O Ocidente não agiu suficientemente rápido para impedir a Rússia de encontrar mercados alternativos para as exportações de energia. Quando os estados ocidentais aplicaram um limite de preço de US$ 60 por barril ao petróleo russo, esperavam que essa medida fosse facilmente aplicada, uma vez que a Rússia transporta o seu petróleo majoritariamente em navios de propriedade ocidental. Entretanto, a Rússia está adquirindo petroleiros para criar a sua própria frota independente, muitas vezes provenientes de países ocidentais como a Grécia. No ano passado, os russos compraram mais de 100 petroleiros de diferentes vendedores. Frequentemente, são navios antigos sem seguro que apresentam elevados riscos ambientais. Essa frota torna a venda do petróleo ao preço de mercado mais elevado. E mesmo quando os russos utilizam barcos ocidentais, que exigem que o preço máximo seja aplicado, o preço continua demasiado elevado.
Muitos setores lucrativos, como o ouro ou os diamantes, não foram sancionados, principalmente devido a lobbies empresariais e empresas poderosas nos países sancionadores que não querem perder os lucros que obtêm com o comércio com a Rússia. Eles têm pressionado seus governos a adiar as restrições.
As sanções não foram capazes de impedir o comércio ilícito de armas e artigos militares, como chips, tecnologia e drones, que entram na Rússia através de países terceiros ou de empresas que violam ilegalmente as sanções. Durante mais de um ano, a Rússia tem conseguido comprar produtos sancionados de empresas ocidentais, às vezes negociando abertamente com a Rússia, devido à falta de mecanismos de aplicação adequados. A Rússia também continua a obter armas, drones e tecnologia militar da China, do Irã e da Coreia do Norte.
É claro que as sanções tiveram alguns efeitos. As receitas energéticas diminuíram e a Rússia tem de ser mais criativa na procura das armas de que necessita. Isso complica a vida do Kremlin, mas não restringiu a sua capacidade de travar a guerra como antes. A Ucrânia está ficando sem recursos, enquanto a Rússia pode comprar e produzir tudo o que precisa com as receitas que continua gerando.

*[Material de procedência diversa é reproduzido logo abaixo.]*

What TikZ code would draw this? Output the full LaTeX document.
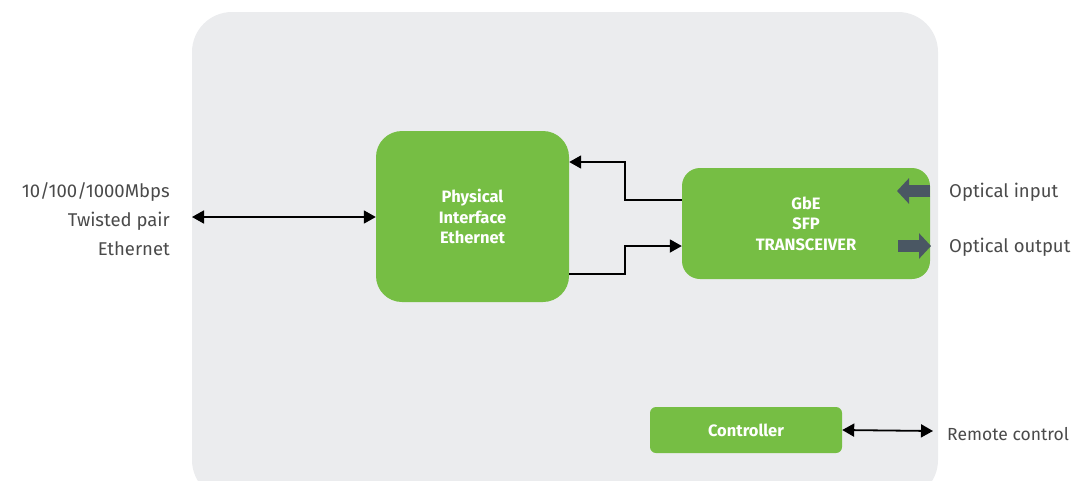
\documentclass[tikz,border=0pt]{standalone}
\usepackage{fontspec}
\setmainfont{Fira Sans}
\usetikzlibrary{arrows.meta}
\definecolor{panel}{HTML}{EBECEE}
\definecolor{grn}{HTML}{76BE44}
\definecolor{txt}{HTML}{4A4A4A}
\definecolor{optic}{HTML}{4A5763}
\tikzset{
  block/.style={fill=grn, draw=none, text=white, font=\bfseries\fontsize{16.5}{20.5}\selectfont, align=center, inner sep=0pt},
  lbl/.style={text=txt, font=\fontsize{18.5}{29}\selectfont, inner sep=0pt},
  conn/.style={line width=1.8pt, draw=black},
  both/.style={conn, {Triangle[length=12pt,width=13pt]}-{Triangle[length=12pt,width=13pt]}},
  one/.style={conn, -{Triangle[length=12pt,width=13pt]}},
  optarrow/.style={draw=optic, line width=12pt, -{Triangle[length=12pt,width=25pt]}}
}
\begin{document}
\begin{tikzpicture}[x=1pt,y=-1pt]
\useasboundingbox (0,0) rectangle (1073,480);
\fill[panel, rounded corners=40pt] (192,12) rectangle (938,500);
\node[block, rounded corners=26pt, minimum width=193pt, minimum height=171pt] (phy) at (472.5,216.5) {Physical\\Interface\\Ethernet};
\node[block, rounded corners=18pt, minimum width=248pt, minimum height=111pt] (sfp) at (806,223.5) {GbE\\SFP\\TRANSCEIVER};
\node[block, rounded corners=6pt, minimum width=192pt, minimum height=46pt] (ctl) at (746,430) {Controller};
\node[lbl, anchor=east, align=right] (eth) at (170,219) {10/100/1000Mbps\\Twisted pair\\Ethernet};
\node[lbl, anchor=west] (oin) at (949,192) {Optical input};
\node[lbl, anchor=west] (oout) at (949,247) {Optical output};
\node[lbl, anchor=west, font=\fontsize{17.5}{29}\selectfont] (rc) at (947,434) {Remote control};
\coordinate (ethend) at (192,217);
\coordinate (rcend) at (933,431);
\draw[both] (ethend) -- (phy.west |- ethend);
\draw[one] (sfp.west |- 0,200) -- (625,200) -- (625,162) -- (phy.east |- 0,162);
\draw[one] (phy.east |- 0,274) -- (625,274) -- (625,246) -- (sfp.west |- 0,246);
\draw[both] (ctl.east) -- (rcend);
\coordinate (oinA) at (930,191);
\coordinate (oinB) at (897,191);
\coordinate (ooutA) at (898,246);
\coordinate (ooutB) at (931,246);
\draw[optarrow] (oinA) -- (oinB);
\draw[optarrow] (ooutA) -- (ooutB);
\end{tikzpicture}
\end{document}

Tudo isso leva-nos à necessidade de fazer mais para ajudar a Ucrânia, bloqueando as vias de evasão das sanções. São necessários maiores esforços para melhorar as medidas de aplicação. As empresas nos Estados sancionadores que conduzem comércio proibido com a Rússia devem estar sujeitas a sanções e proibidas de fazer negócios nos EUA e na Europa. As empresas fora da coligação sancionadora que facilitam o comércio sancionado também deveriam ser proibidas de acessar os mercados ocidentais. Os países que nunca aplicaram sanções à Rússia e permitiram o comércio relacionado com a guerra e com o Kremlin deveriam ser pressionados e persuadidos a deixar de lucrar com essa prática. As sanções financeiras deveriam ir além do congelamento dos principais bancos russos, passando a utilizar ativos russos congelados para ajudar a Ucrânia.
Os governos ocidentais têm sido fortes na ajuda à defesa da Ucrânia, mas têm sido fracos na implementação de sanções contra a agressão contínua da Rússia. As democracias desenvolvidas devem agir em conjunto para endurecer as sanções à Rússia.